-- START Recorded information --

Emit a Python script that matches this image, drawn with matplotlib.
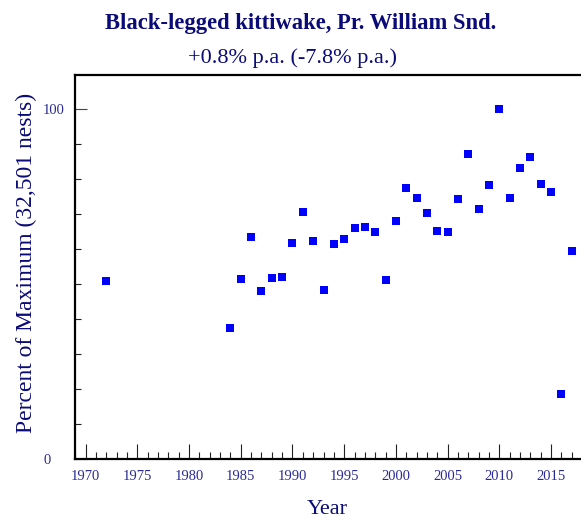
import matplotlib
matplotlib.use("Agg")
import matplotlib.pyplot as plt
from matplotlib.ticker import MultipleLocator, FixedLocator

years = [1972, 1984, 1985, 1986, 1987, 1988, 1989, 1990, 1991, 1992, 1993, 1994,
         1995, 1996, 1997, 1998, 1999, 2000, 2001, 2002, 2003, 2004, 2005, 2006,
         2007, 2008, 2009, 2010, 2011, 2012, 2013, 2014, 2015, 2016, 2017]
pct_max = [50.9, 37.5, 51.4, 63.5, 48.1, 51.7, 52.1, 61.6, 70.5, 62.3, 48.3, 61.5,
           62.9, 66.0, 66.3, 64.9, 51.1, 67.9, 77.4, 74.6, 70.2, 65.1, 64.8, 74.2,
           87.1, 71.4, 78.3, 100.0, 74.7, 83.1, 86.3, 78.5, 76.2, 18.5, 59.3]
xtick_years = [1970, 1975, 1980, 1985, 1990, 1995, 2000, 2005, 2010, 2015]
ytick_vals = [0, 100]

title = "Black-legged kittiwake, Pr. William Snd."
subtitle = "+0.8% p.a. (-7.8% p.a.)"
xlabel = "Year"
ylabel = "Percent of Maximum (32,501 nests)"

plt.rcParams['font.family'] = ['Liberation Serif', 'DejaVu Serif']

W, H = 581, 523
fig = plt.figure(figsize=(W / 100, H / 100), dpi=100)

left_px, right_px, top_px, bottom_px = 75, 581, 75, 459
ax = fig.add_axes([left_px / W, 1 - bottom_px / H,
                   (right_px - left_px) / W, (bottom_px - top_px) / H])

ax.plot(years, pct_max, linestyle='none', marker='s', markersize=6.3,
        color='#0000ff', markeredgewidth=0)

ax.set_xlim(1968.97, 2017.9)
ax.set_ylim(0, 109.7)

navy = '#2a2a96'
ax.xaxis.set_major_locator(FixedLocator(xtick_years))
ax.xaxis.set_minor_locator(MultipleLocator(1))
ax.yaxis.set_major_locator(FixedLocator(ytick_vals))
ax.yaxis.set_minor_locator(MultipleLocator(10))

ax.tick_params(axis='x', which='major', direction='in', length=11, width=0.8,
               color='#222222', labelsize=10.5, labelcolor=navy, pad=8)
ax.tick_params(axis='x', which='minor', direction='in', length=5.4, width=0.8,
               color='#222222')
ax.tick_params(axis='y', which='major', direction='in', length=8.6, width=0.8,
               color='#444444', labelsize=10.5, labelcolor=navy, pad=23)
ax.tick_params(axis='y', which='minor', direction='in', length=4.3, width=0.8,
               color='#222222')
for lbl in ax.get_yticklabels():
    lbl.set_horizontalalignment('left')

for s in ['left', 'bottom', 'top']:
    ax.spines[s].set_linewidth(1.6)
    ax.spines[s].set_color('black')
ax.spines['right'].set_visible(False)

fig.text(301 / W, 1 - 29 / H, title, ha='center', va='baseline',
         fontsize=16.3, fontweight='bold', color='#0a0a78')
fig.text(293 / W, 1 - 63 / H, subtitle, ha='center', va='baseline',
         fontsize=16, color='#0a0a78')
fig.text(327 / W, 1 - 510 / H, xlabel, ha='center', va='center',
         fontsize=16, color='#0a0a78')
fig.text(26 / W, 1 - 263 / H, ylabel, ha='center', va='center',
         rotation=90, fontsize=17, color='#0a0a78')

fig.savefig('out.png', dpi=100)
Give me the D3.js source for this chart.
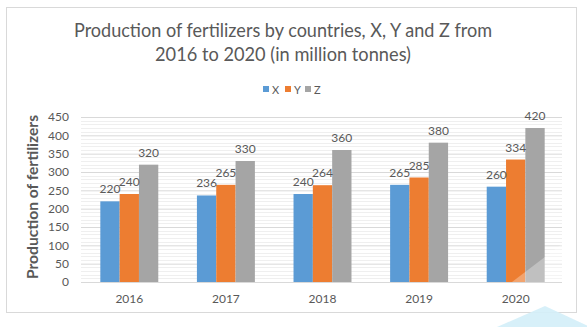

-- END Recorded information --

| Exercise task |
Identify every line above with the string "matplotlib" in it. Copy those lines.

| Task result |
Emit a Python script that matches this image, drawn with matplotlib.
import matplotlib
matplotlib.use("Agg")
import matplotlib.pyplot as plt
from matplotlib.ticker import MultipleLocator, FixedLocator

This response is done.